Task data =>
========

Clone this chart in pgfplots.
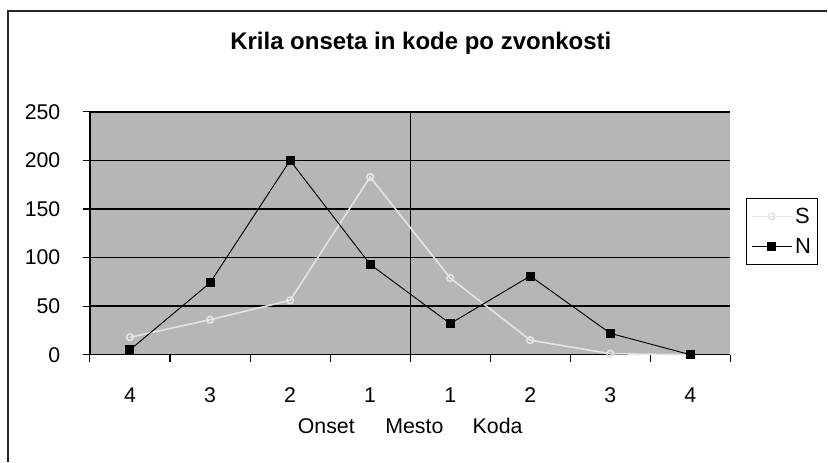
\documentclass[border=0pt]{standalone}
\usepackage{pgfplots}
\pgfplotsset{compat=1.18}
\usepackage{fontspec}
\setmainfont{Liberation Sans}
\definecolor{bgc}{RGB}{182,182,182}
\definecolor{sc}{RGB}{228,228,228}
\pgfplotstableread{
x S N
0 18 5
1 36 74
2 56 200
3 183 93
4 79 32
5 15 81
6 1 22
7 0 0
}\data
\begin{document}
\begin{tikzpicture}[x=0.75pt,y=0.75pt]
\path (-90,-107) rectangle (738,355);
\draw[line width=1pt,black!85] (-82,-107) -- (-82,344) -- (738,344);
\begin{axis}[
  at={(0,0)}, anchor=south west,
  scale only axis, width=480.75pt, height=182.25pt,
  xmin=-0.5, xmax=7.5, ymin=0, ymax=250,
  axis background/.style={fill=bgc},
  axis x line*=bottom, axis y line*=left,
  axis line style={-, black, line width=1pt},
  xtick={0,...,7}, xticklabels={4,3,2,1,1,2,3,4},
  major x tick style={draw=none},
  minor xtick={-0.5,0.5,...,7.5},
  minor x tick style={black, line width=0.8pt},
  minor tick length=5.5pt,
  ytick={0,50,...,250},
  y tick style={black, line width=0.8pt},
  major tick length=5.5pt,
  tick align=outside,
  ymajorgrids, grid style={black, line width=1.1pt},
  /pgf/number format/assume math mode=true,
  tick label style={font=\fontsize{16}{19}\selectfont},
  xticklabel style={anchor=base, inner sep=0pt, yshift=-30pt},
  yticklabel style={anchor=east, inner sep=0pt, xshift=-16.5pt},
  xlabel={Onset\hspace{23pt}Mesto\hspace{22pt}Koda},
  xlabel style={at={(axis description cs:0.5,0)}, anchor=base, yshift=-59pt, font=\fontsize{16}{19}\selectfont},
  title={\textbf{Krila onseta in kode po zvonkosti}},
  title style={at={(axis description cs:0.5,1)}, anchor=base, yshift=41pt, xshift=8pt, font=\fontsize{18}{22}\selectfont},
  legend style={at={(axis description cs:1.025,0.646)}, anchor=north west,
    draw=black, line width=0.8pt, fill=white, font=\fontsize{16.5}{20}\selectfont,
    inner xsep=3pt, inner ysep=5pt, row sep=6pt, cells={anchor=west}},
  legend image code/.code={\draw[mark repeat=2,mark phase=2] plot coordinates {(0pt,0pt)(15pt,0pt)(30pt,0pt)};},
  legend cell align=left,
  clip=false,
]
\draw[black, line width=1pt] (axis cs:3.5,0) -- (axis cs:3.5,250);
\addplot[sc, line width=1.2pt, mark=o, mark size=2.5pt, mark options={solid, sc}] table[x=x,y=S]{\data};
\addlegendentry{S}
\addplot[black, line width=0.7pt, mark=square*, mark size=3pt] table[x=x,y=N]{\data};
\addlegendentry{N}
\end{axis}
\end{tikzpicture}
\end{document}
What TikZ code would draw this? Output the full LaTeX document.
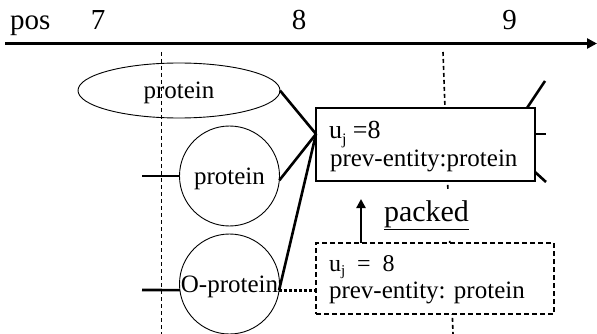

========

Written request =>
Across the preceding material, how many lines contain the word "this"? State the number alone.

Response to the exercise =>
2